## [Work to be completed]
Among the records below, find each line that includes the string "this" and copy it.
## start
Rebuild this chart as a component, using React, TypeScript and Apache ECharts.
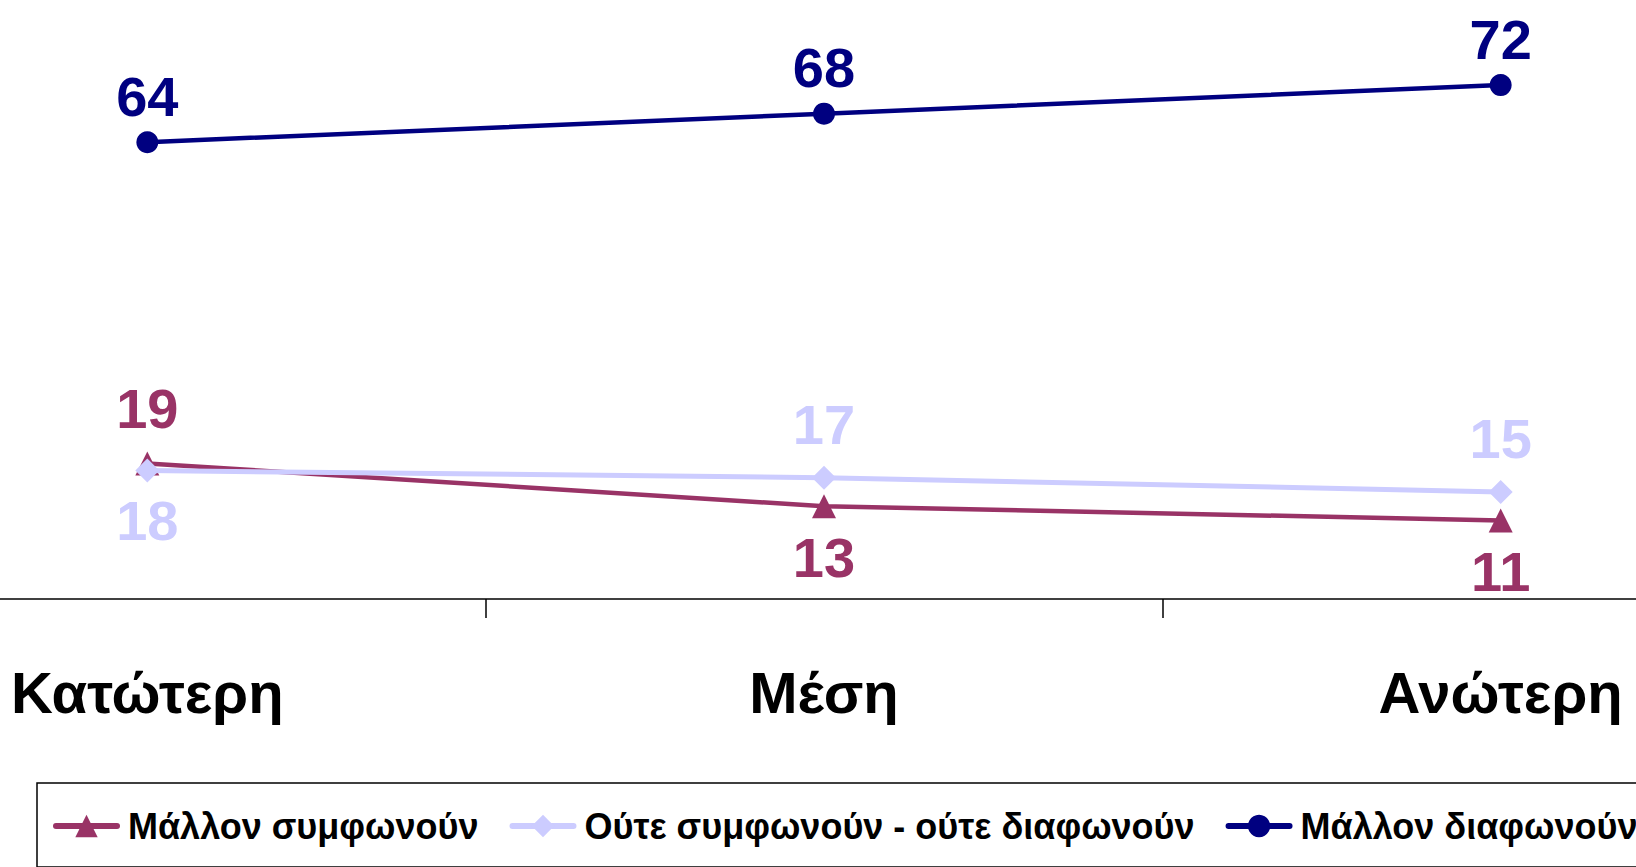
import React, { useEffect, useRef } from "react";
import * as echarts from "echarts";

const categories = ["Κατώτερη", "Μέση", "Ανώτερη"];
const seriesNames = [
  "Μάλλον συμφωνούν",
  "Ούτε συμφωνούν - ούτε διαφωνούν",
  "Μάλλον διαφωνούν",
];
const agree = [19, 13, 11];
const neutral = [18, 17, 15];
const disagree = [64, 68, 72];
const agreeLabelPos = ["top", "bottom", "bottom"];
const neutralLabelPos = ["bottom", "top", "top"];
const disagreeLabelPos = ["top", "top", "top"];

const FONT = '"Liberation Sans", Arial, sans-serif';

function buildData(values: number[], positions: string[], topDist: number, botDist: number) {
  return values.map((v, i) => ({
    value: v,
    label: {
      position: positions[i],
      distance: positions[i] === "top" ? topDist : botDist,
    },
  }));
}

export default function App() {
  const ref = useRef<HTMLDivElement>(null);
  useEffect(() => {
    document.body.style.margin = "0";
    document.body.style.overflow = "hidden";
    const chart = echarts.init(ref.current!, null, { renderer: "svg" });
    const labelBase = {
      show: true,
      fontFamily: FONT,
      fontSize: 56,
      fontWeight: "bold" as const,
    };
    chart.setOption({
      animation: false,
      backgroundColor: "#ffffff",
      grid: {
        left: -191,
        width: 2030,
        top: 28,
        height: 571,
        outerBoundsMode: "none",
        containLabel: false,
      },
      xAxis: {
        type: "category",
        data: categories,
        boundaryGap: true,
        axisLine: { show: true, lineStyle: { color: "#000", width: 1.5 } },
        axisTick: { show: true, length: 19, lineStyle: { color: "#000", width: 1.5 } },
        axisLabel: {
          margin: 64,
          fontFamily: FONT,
          fontSize: 58,
          fontWeight: "bold",
          color: "#000",
        },
      },
      yAxis: {
        type: "value",
        min: 0,
        max: 80,
        show: false,
        splitLine: { show: false },
      },
      legend: {
        left: 37,
        top: 783,
        width: 2200,
        orient: "horizontal",
        padding: [25, 16, 23, 16],
        borderColor: "#000",
        borderWidth: 1.5,
        itemGap: 31,
        itemWidth: 61,
        itemHeight: 28,
        lineStyle: { width: 6, cap: "round" },
        textStyle: {
          fontFamily: FONT,
          fontSize: 36,
          fontWeight: "bold",
          color: "#000",
          padding: [0, 0, 0, 6],
        },
        data: seriesNames,
      },
      series: [
        {
          name: seriesNames[0],
          type: "line",
          data: buildData(agree, agreeLabelPos, 15, 11),
          symbol: "triangle",
          symbolSize: 24,
          lineStyle: { color: "#993366", width: 4.5 },
          itemStyle: { color: "#993366" },
          label: { ...labelBase, color: "#993366" },
          z: 2,
        },
        {
          name: seriesNames[1],
          type: "line",
          data: buildData(neutral, neutralLabelPos, 13, 10),
          symbol: "diamond",
          symbolSize: 24,
          lineStyle: { color: "#CCCCFF", width: 5 },
          itemStyle: { color: "#CCCCFF" },
          label: { ...labelBase, color: "#CCCCFF" },
          z: 3,
        },
        {
          name: seriesNames[2],
          type: "line",
          data: buildData(disagree, disagreeLabelPos, 7, 7),
          symbol: "circle",
          symbolSize: 22,
          lineStyle: { color: "#000080", width: 4.5 },
          itemStyle: { color: "#000080" },
          label: { ...labelBase, color: "#000080" },
          z: 4,
        },
      ],
    });
    return () => chart.dispose();
  }, []);
  return <div ref={ref} style={{ width: 1636, height: 867 }} />;
}
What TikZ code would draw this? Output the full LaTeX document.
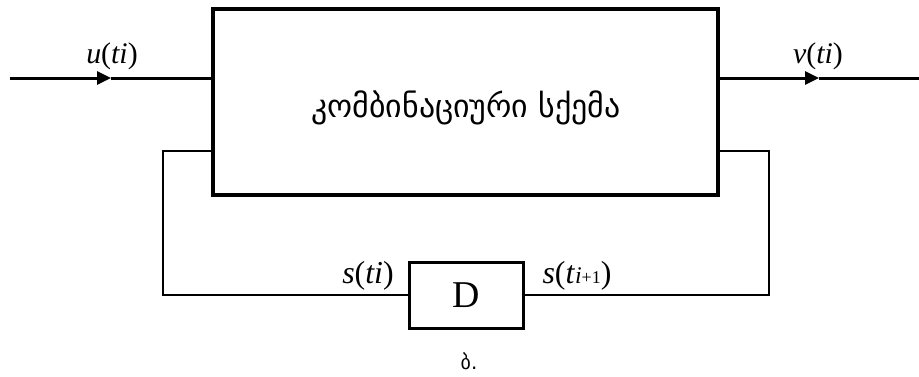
## end
## [Correct answer]
Rebuild this chart as a component, using React, TypeScript and Apache ECharts.
What TikZ code would draw this? Output the full LaTeX document.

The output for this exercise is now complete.